Extracted data entries:
++++++++++++++++++++
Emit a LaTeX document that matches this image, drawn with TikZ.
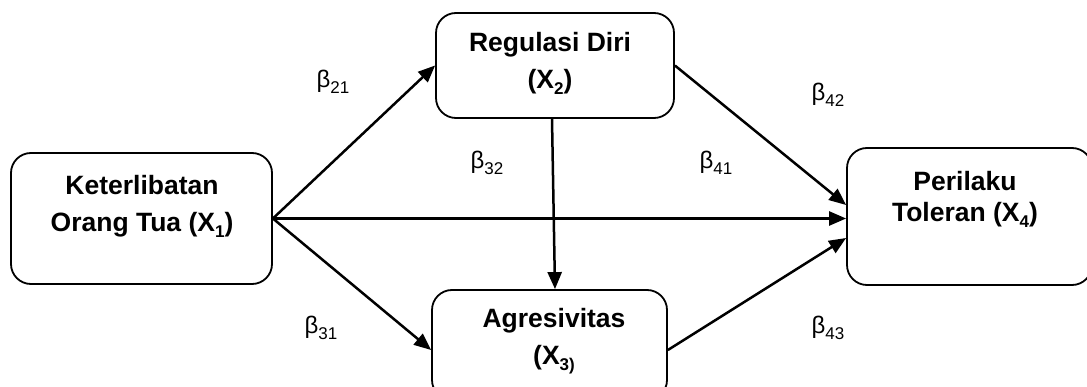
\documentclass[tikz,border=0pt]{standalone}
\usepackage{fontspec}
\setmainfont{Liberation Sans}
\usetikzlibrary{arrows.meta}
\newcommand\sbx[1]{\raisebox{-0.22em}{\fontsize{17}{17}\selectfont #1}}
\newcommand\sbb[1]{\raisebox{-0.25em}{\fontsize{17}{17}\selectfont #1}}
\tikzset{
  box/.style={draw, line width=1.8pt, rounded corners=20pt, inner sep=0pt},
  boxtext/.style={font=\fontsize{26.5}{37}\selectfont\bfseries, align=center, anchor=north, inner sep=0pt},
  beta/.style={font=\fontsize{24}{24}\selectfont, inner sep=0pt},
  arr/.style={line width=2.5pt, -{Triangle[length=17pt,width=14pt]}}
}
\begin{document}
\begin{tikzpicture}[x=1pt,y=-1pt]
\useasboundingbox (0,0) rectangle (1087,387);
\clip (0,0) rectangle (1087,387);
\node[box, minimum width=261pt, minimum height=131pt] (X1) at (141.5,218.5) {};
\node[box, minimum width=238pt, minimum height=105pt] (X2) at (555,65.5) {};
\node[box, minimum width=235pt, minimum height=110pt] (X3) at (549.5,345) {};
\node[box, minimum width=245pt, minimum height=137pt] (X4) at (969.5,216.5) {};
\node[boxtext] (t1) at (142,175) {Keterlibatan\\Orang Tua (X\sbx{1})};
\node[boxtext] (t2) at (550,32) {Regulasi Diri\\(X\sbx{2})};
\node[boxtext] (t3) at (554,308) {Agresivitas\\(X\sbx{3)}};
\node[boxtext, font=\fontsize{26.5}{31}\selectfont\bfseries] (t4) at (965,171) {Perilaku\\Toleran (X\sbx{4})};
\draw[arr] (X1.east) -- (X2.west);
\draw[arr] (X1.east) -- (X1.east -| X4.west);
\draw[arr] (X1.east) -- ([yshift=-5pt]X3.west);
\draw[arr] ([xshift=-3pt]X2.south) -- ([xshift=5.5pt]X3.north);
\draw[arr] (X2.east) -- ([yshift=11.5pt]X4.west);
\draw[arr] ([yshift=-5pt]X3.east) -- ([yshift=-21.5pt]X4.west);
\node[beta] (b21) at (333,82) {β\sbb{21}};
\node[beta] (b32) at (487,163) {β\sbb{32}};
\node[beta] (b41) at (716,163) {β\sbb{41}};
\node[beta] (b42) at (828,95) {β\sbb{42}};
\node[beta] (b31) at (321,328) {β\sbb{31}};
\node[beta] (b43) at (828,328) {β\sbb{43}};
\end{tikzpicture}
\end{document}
++++++++++++++++++++
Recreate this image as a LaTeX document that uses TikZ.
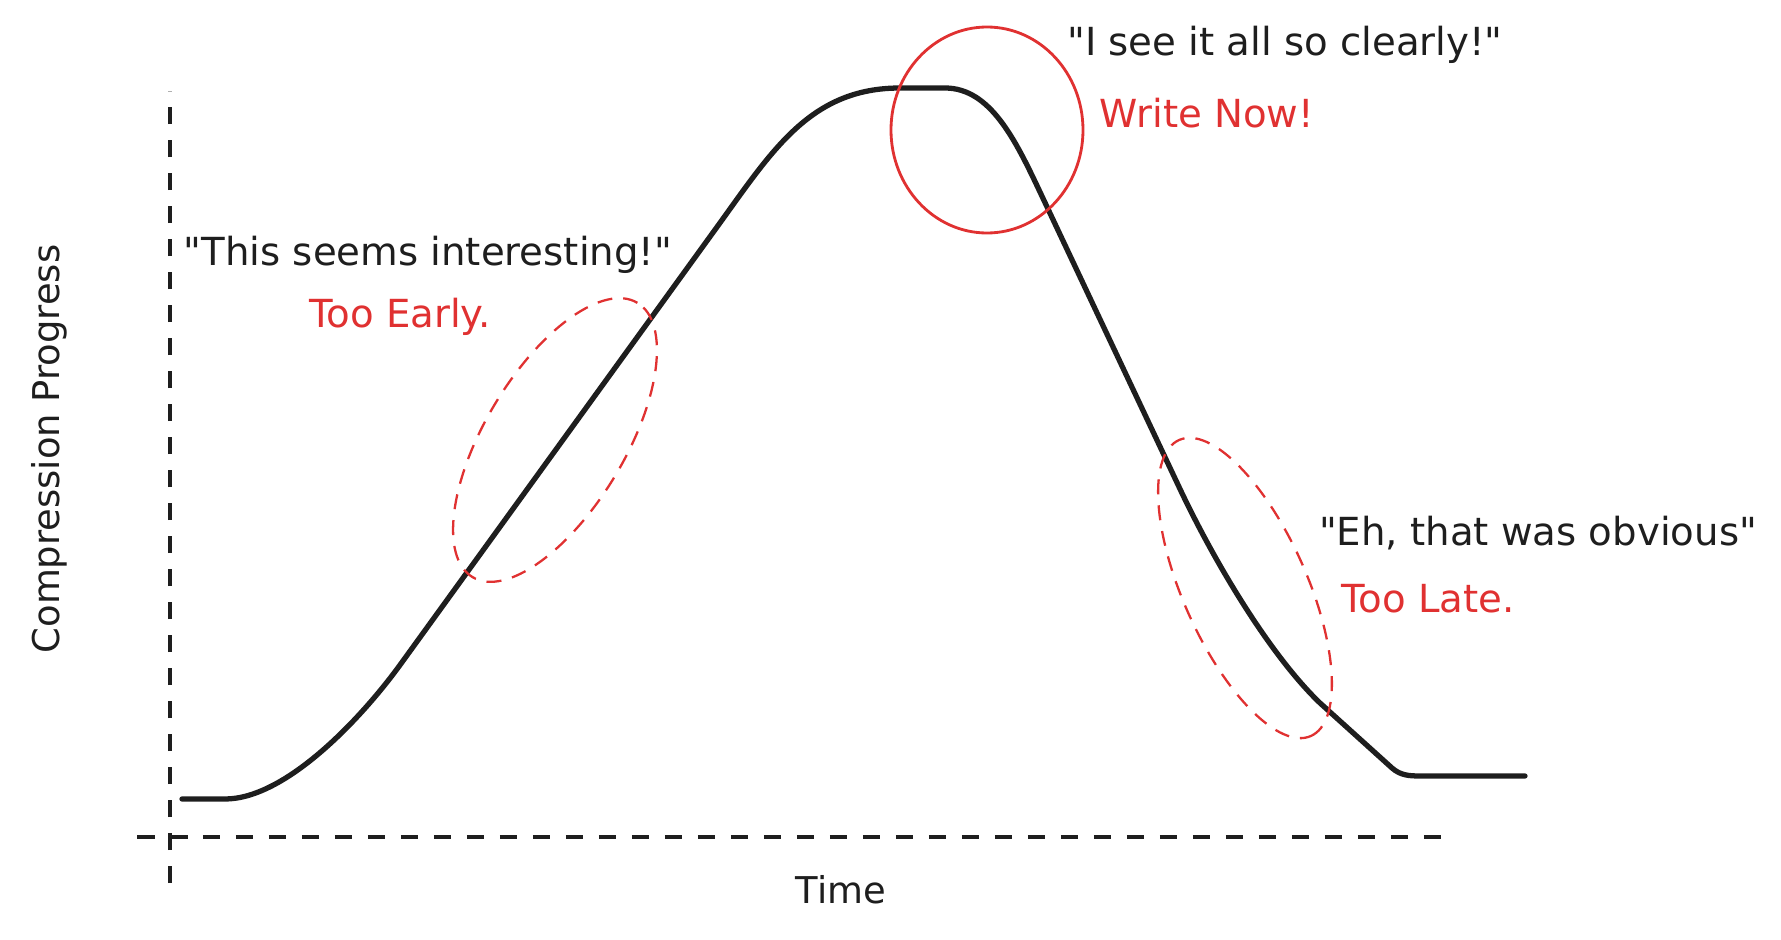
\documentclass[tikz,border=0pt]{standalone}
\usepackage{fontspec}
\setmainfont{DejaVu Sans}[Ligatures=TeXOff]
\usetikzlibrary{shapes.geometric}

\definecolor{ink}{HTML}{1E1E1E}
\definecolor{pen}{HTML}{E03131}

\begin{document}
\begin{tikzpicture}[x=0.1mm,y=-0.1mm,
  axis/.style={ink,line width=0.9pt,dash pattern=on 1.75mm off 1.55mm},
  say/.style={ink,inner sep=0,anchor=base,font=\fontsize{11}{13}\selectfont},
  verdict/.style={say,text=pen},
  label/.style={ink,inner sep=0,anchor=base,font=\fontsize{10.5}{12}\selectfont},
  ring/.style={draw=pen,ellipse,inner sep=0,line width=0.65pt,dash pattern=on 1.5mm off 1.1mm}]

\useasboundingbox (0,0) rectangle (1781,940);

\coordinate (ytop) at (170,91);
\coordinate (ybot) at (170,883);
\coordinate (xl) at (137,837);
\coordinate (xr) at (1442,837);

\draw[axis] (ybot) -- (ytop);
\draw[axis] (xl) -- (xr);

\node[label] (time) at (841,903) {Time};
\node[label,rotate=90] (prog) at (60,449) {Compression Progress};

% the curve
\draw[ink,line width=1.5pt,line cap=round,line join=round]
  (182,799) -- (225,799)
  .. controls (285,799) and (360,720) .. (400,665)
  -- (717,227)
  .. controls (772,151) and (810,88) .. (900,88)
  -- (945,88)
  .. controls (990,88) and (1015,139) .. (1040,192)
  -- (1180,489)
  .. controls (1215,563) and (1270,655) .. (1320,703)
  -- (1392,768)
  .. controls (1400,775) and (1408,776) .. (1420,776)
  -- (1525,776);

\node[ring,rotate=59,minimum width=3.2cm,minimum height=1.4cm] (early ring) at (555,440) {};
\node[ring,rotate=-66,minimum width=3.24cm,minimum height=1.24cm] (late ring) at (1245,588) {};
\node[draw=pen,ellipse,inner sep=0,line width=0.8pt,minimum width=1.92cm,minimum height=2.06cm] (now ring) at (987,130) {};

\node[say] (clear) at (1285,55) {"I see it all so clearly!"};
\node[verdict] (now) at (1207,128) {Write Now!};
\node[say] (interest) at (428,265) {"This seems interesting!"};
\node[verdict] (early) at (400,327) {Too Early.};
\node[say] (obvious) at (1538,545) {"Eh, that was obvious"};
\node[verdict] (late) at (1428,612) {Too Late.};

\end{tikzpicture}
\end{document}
++++++++++++++++++++
### Problem description
Pictures should be left out. Retype only the run of lines from the line containing "Recreate this image" to the line containing "(0,0) rectangle (1781,940);", inclusive.

### Answer to this problem
Recreate this image as a LaTeX document that uses TikZ.
\documentclass[tikz,border=0pt]{standalone}
\usepackage{fontspec}
\setmainfont{DejaVu Sans}[Ligatures=TeXOff]
\usetikzlibrary{shapes.geometric}

\definecolor{ink}{HTML}{1E1E1E}
\definecolor{pen}{HTML}{E03131}

\begin{document}
\begin{tikzpicture}[x=0.1mm,y=-0.1mm,
  axis/.style={ink,line width=0.9pt,dash pattern=on 1.75mm off 1.55mm},
  say/.style={ink,inner sep=0,anchor=base,font=\fontsize{11}{13}\selectfont},
  verdict/.style={say,text=pen},
  label/.style={ink,inner sep=0,anchor=base,font=\fontsize{10.5}{12}\selectfont},
  ring/.style={draw=pen,ellipse,inner sep=0,line width=0.65pt,dash pattern=on 1.5mm off 1.1mm}]

\useasboundingbox (0,0) rectangle (1781,940);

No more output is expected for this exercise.